### [Description of the task]
Lines from the one containing "Emit a Python" to the one containing "import pandas as pd", both lines included, are to be extracted exactly from the data below; pictures are excluded.

### [Data to use]
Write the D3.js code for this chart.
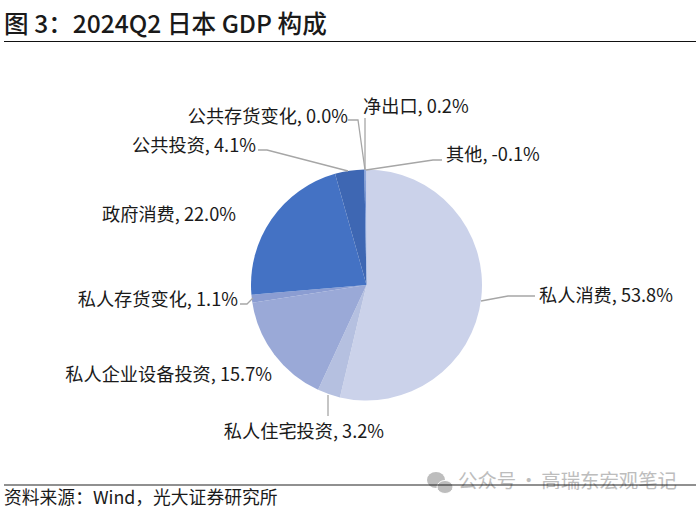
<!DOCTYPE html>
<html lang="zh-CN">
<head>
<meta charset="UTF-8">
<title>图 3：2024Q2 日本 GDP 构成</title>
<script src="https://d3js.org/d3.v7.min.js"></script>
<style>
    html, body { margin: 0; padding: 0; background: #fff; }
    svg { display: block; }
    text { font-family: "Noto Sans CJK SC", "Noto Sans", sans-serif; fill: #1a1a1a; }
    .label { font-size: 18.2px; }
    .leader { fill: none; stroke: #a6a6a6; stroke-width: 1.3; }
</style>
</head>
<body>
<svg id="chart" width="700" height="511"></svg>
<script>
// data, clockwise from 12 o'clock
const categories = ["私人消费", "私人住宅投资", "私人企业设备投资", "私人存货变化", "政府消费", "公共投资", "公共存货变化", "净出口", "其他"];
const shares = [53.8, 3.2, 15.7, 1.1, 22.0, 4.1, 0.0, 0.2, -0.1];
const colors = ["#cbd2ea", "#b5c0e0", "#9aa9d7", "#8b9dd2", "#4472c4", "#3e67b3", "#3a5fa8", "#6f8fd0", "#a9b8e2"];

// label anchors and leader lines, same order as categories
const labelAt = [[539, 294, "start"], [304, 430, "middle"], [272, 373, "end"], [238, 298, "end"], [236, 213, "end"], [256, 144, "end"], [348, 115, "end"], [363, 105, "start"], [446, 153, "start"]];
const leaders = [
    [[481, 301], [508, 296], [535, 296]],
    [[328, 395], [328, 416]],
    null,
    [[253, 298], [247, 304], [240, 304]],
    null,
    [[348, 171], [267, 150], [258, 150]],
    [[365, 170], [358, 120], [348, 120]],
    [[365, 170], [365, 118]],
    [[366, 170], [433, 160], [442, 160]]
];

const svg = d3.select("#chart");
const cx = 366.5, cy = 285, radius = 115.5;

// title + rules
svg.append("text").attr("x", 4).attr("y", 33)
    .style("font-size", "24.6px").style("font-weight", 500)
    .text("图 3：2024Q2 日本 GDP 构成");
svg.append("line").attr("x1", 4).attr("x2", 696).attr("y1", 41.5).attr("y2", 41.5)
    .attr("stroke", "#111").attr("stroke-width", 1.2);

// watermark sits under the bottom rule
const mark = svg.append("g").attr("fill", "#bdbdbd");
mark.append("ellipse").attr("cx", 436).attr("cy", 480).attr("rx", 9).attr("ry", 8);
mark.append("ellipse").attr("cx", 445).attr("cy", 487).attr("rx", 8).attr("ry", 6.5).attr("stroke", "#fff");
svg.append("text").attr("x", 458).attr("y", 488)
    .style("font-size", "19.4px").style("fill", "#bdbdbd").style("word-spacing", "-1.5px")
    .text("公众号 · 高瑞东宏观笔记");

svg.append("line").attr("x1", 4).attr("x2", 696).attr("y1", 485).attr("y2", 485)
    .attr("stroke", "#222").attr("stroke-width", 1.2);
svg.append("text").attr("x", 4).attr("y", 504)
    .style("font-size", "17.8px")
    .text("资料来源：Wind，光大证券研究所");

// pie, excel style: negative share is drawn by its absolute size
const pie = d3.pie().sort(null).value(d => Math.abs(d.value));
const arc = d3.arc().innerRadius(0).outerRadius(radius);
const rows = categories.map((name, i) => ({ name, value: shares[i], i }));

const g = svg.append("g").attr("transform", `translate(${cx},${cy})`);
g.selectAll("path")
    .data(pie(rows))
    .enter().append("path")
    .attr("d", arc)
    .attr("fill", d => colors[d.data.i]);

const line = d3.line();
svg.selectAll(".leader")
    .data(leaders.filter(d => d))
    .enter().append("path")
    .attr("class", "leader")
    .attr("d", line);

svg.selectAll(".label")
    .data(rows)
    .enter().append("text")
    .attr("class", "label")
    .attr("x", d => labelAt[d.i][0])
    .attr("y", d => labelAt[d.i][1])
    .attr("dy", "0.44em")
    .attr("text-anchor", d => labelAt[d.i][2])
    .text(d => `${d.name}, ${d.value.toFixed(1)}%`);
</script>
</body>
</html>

==

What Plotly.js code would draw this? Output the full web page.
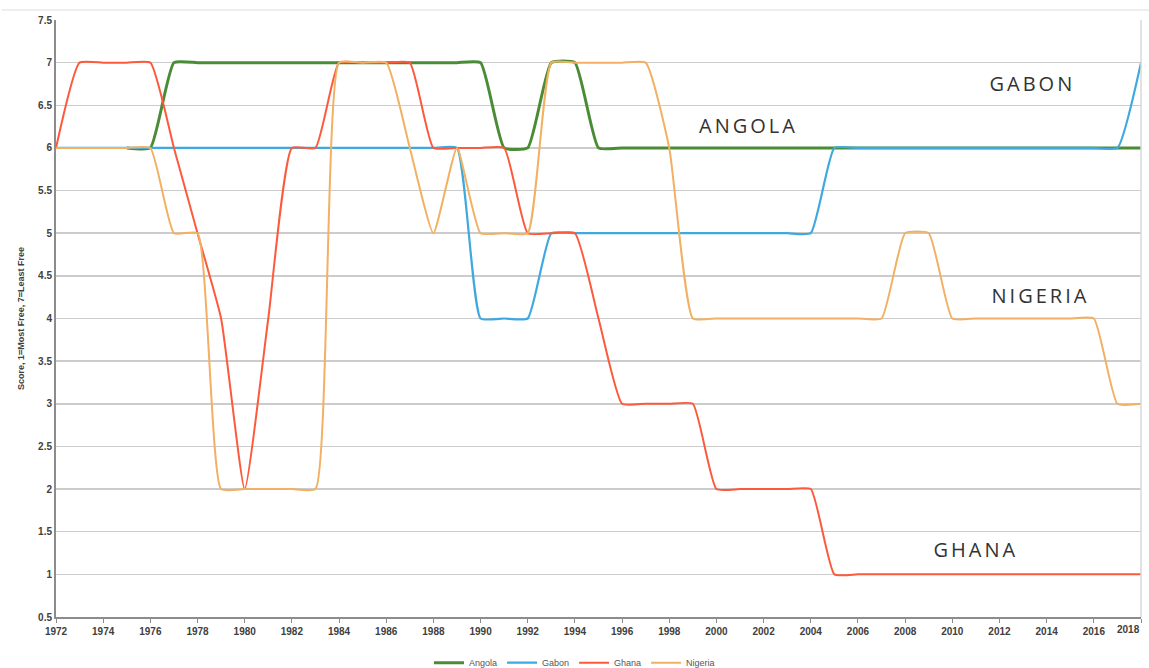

--

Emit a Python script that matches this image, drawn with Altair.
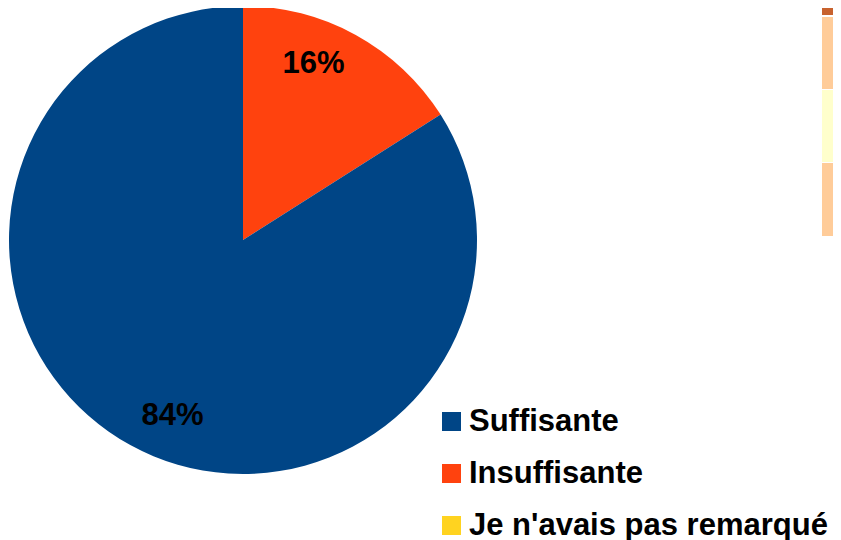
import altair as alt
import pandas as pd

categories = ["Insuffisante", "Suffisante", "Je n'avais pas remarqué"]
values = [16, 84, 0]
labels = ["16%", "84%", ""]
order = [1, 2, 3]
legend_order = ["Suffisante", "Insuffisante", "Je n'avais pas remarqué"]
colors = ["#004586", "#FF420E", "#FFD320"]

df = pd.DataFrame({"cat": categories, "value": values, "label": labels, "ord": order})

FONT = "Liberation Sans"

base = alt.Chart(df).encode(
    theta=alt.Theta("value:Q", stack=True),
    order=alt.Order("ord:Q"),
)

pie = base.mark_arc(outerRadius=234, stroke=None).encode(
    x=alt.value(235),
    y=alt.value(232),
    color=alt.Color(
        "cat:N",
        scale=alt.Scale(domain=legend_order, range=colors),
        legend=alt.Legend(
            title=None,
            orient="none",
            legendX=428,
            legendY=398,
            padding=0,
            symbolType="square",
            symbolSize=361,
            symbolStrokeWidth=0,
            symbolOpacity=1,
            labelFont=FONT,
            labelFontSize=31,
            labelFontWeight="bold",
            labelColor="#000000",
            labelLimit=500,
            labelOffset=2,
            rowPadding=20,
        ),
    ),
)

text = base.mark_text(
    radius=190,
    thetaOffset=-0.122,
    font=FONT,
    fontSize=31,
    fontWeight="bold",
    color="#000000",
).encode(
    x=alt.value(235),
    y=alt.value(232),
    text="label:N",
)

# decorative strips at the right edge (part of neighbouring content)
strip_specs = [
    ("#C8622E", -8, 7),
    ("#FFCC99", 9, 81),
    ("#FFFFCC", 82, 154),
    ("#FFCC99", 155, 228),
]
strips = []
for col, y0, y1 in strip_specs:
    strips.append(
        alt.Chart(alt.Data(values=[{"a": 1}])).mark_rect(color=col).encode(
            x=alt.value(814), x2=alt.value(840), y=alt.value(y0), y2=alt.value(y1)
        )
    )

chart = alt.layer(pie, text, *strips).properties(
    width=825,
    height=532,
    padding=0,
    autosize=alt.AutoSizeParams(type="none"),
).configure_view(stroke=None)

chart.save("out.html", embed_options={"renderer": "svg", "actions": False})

### [Full solution]
Emit a Python script that matches this image, drawn with Altair.
import altair as alt
import pandas as pd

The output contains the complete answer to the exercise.